La comparaison va-t-elle encore plus loin? Oui. Les pays riches sont dépendants des énergies fossiles comme les sociétés plus anciennes étaient dépendantes des esclaves. Avec un paradoxe « bien connu » : le propriétaire d’esclaves, humains ou énergétiques, devient lui même « dépendant » de ses biens. « De la même manière que les propriétaires d’esclaves étaient perpétuellement inquiets de ce que leurs esclaves ne s’enfuient pas ou ne se révoltent pas, nous redoutons régulièrement que les pays producteurs de pétrole ou de gaz ne cessent de nous fournir le précieux liquide », ajoute Jean-François Mouhot.
Climat – esclavage : non-dits et alibis
Le chercheur raconte également qu’aux Etats-Unis les propriétaires d’esclaves du Sud ont accusé les abolitionnistes du Nord d’utiliser, comme les Britanniques, la lutte contre l’esclavage comme « un masque de vertu » destiné à assurer leur domination… Aujourd’hui, des peurs similaires existent dans les pays du tiers monde à propos des moyens de lutte contre le dérèglement climatique, vécus comme des entraves « occidentales » à un « désir de vie plus confortable ».
Et puis, reconnaissons que nous ne regardons pas encore le bouleversement climatique trop en face… Comme hier l’esclavage.
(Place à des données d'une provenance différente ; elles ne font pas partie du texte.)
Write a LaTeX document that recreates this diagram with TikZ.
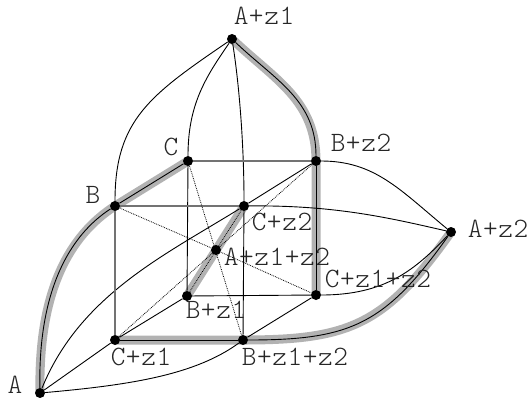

Lobbies des industries pétrolières et gouvernements sont eux « réticents à transmettre clairement au public les données scientifiques ». L’esclavage a de son côté longtemps bénéficié de « nombreux alibis » pour être disculpé : certains n’hésitaient pas à dire que les esclaves libérés ne pourraient pas « se débrouiller seuls »… ou que les esclaves ne vivaient « pas aussi confortablement » en Afrique.
Enfin, et c’est une bonne nouvelle, sachez que « la détermination de quelques individus motivés permit d’abattre tout le système » de l’esclavage, avec bien sûr des conditions favorables, notamment une nouvelle énergie (fossile). Pour Jean-François Mouhot, c’est bien plus le compromis que la radicalité qui a été efficace pour faire bouger les lignes… En sera-t-il de même pour notre problème d’énergies fossiles et de dérèglement climatique ? Abolirons-nous notre dépendance ? Ou continuerons-nous à siphonner pétrole, gaz et charbon, pour notre confort et nos facilités, jusqu’au bout du bout et quel qu’en soit le coût moral ? Jusqu’à ce que l’esclavage revienne peut-être pour (presque) tous ?
Des esclaves énergétiques. Réflexions sur le changement climatique (L’environnement a une histoire). Jean-François Mouhot. Editions Champ Vallon. 2011.